Penser, agir au temps de la folie qui submerge et de la colère qui déborde, Christophe Le François prend à témoin la mémoire et l’historicité des représentations comme matière de la révolte, Pourquoi tu tousses ? « Pulsion de vie, de mort, colère et folie… » (polyptique de mosaïques de verre sur bois, 2020) ; ou se laisser guider par le ressenti, l’émotion, l’incertitude du regard, entre rêve et réalité, pour ouvrir, par une image autre, les possibles dans l’horizon des doutes (photographies de Sophie Patry).
« San Francisco green », « Amsterdam green », « Cherbourg green », « Dreamland green », « Berlin green », « Brest green », « Bruxelles green » (2020), au-delà du mur de l’exposition, la poésie de l’écriture / peinture de Louis sur la ville et la rue s’offre au visiteur, en jeux superposés, comme un mystère, un langage à déchiffrer sur l’artiste, sur l’autre, écorchés du libéralisme et « fous de vivre ».

« Carrément vert », c’est aussi dire, en amont du manifeste, l’expropriation, la destruction, l’effacement du végétal et de ses mémoires, l’oubli des mouvements poétiques de la lumière.
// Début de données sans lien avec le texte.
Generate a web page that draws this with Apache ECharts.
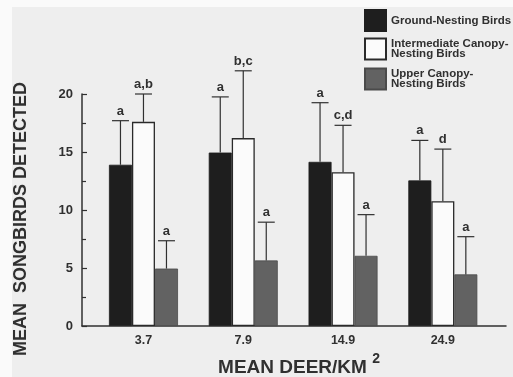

Teruhisa Suzuki les récrée dans un « Dôme » de bambous, transposant, à la manière d’un sténopé aux mille yeux, les images du ciel, de la forêt et de la montagne (vidéo du montage de l’installation à Utsunoya, Japon, en 2008, après le creusement de tunnels pour désengorger la route nationale numéro 1).

« Plutôt qu’une volonté vaine de maîtriser la nature, on cherchait à retrouver une place dans un monde où l’homme n’en était qu’un vivant parmi d’autres dans un monde de relations et de valeurs. Alors, des perspectives de vivre ensemble apparaissaient. Fragiles certes, mais ouvrant des possibles et des espoirs. » (Arnaud Mayrargue, texte affiché sur les murs de l’exposition).